SCHNELLKRAFT UND EXPLOSIVKRAFT
Basketball zeichnet sich durch Springen, Beschleunigen, Bremsen und Schnelligkeit/Flinkheit aus. Alle diese Bewegungen erfordern hohe Geschwindigkeiten. Wenn Sie sich langsam bewegen, werden Sie im Wettkampf keinen Erfolg haben.
Kraft, genauer gesagt Maximalkraft, ist die Grundlage der Athletik. Die hohen Intensitäten im Maximalkrafttraining gehen einher mit eher langsamen Bewegungsgeschwindigkeiten. Obwohl es im Krafttraining kein Zeitlimit für das Absolvieren der Übung(en) gibt, zeichnen sich Schnellkraft und Explosivkraft durch einen inneren Zeitfaktor aus, der den für die Effektivität notwendigen Ablauf einer Übung bestimmt. Symptomatisch für Schnellkraft und Explosivkraft ist die Fähigkeit, möglichst hohe Kraft innerhalb kürzester Zeit zu erzeugen. Deshalb ist die Bewegungsgeschwindigkeit vor allem im ersten Abschnitt höher, ausgerichtet auf maximalen Kraftanstieg innerhalb der Kraft-Zeit-Kurve.
Die Kraftentwicklungsrate steht für die Menge an Kraft, die ein Muskel innerhalb kürzester Zeit erzeugt. Unter Schnellkraft und Explosivkraft versteht man Kraftentwicklungen, die innerhalb von 200 bis 300 Millisekunden stattfinden. Im Wettkampf ist der schnellkräftigere Spieler im Vorteil – beispielsweise, wenn er beim Zug zum Korb seinen Gegner mit dem ersten Schritt abhängt oder so hoch springt, dass der keine Chance hat, den Wurf abzuwehren. Abbildung 1.3 vergleicht zwei Athleten in der Kraftentwicklung vor dem Hintergrund des Faktors Zeit. Sportler A (rote Linie) ist stärker als Sportler B (gelbe Linie), der dafür explosiver ist. Obwohl der stärkere Spieler mit der Zeit (500 ms) mehr Kraft erzeugt, schafft er es in kürzerer Zeit (punktierte Linie bei 200 ms) nur auf ein deutlich geringeres Kraft-Level.

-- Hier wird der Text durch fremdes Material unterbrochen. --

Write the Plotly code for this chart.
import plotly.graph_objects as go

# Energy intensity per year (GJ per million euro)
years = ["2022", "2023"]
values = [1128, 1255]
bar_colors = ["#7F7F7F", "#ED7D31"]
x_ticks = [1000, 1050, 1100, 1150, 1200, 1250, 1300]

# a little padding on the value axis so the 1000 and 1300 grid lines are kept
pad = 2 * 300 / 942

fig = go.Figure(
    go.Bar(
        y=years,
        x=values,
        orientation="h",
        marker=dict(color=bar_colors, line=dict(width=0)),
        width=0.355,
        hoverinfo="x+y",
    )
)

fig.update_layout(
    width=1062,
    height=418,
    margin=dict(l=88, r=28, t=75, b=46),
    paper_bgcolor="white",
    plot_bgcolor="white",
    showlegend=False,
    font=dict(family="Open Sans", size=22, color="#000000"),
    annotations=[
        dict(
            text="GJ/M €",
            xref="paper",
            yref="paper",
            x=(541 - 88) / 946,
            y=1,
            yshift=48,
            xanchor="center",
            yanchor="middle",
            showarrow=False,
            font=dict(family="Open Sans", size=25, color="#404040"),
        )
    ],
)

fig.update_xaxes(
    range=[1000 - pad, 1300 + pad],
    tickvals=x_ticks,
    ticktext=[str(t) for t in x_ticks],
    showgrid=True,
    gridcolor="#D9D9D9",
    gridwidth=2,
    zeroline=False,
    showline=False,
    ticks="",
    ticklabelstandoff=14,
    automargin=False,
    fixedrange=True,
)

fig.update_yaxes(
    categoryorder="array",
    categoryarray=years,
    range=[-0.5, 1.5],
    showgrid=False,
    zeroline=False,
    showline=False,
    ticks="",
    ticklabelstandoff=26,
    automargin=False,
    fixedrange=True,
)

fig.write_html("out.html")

Abbildung 1.3Vergleich der Kraftentwicklungsrate zweier Athleten
Krafttraining schafft die Voraussetzungen und trägt grundlegend zur Kraftentwicklungsrate bei. Schnellkrafttraining erfordert jedoch spezielle Methoden, die wir in den Kapiteln 6und 7vorstellen.
REAKTIVKRAFT
Das Vordehnen einer Sehne vor dem Bewältigen einer athletischen Aufgabe führt zu einer stärkeren und explosiveren konzentrischen (Verkürzung) Muskelkontraktion. Legen Sie beispielsweise Ihre rechte Hand flach auf den Tisch. Heben Sie aktiv den Zeigefinger der rechten Hand so hoch wie möglich und schlagen Sie damit so hart wie möglich auf die Tischplatte. Wiederholen Sie die Aufgabe, indem Sie mit dem linken Zeigefinger den rechten so weit wie vertretbar nach oben ziehen. Lassen Sie den rechten Zeigefinger los und schlagen Sie damit so hart wie möglich auf die Tischplatte. Hören und spüren Sie den Unterschied, wenn der Finger mit größerer Geschwindigkeit auftrifft? Der Unterschied zwischen den beiden Versuchen besteht darin, dass beim zweiten Mal Sehnen und Muskeln des rechten Zeigefingers vorgedehnt wurden, bevor Sie damit auf die Tischplatte schlugen, was einen größeren Impuls zur Folge hatte. Das Vordehnen der Muskeln und Sehnen vor einer konzentrischen Kontraktion, führt zu einer stärkeren Muskelkontraktion. Aus diesem Grund bringen Sportler ihren Körper in Vordehnung, bevor sie eine Fertigkeit ausführen. Sie beugen die Beine vor dem Springen, drehen vor dem Werfen auf und führen das Bein vor dem Schuss nach hinten.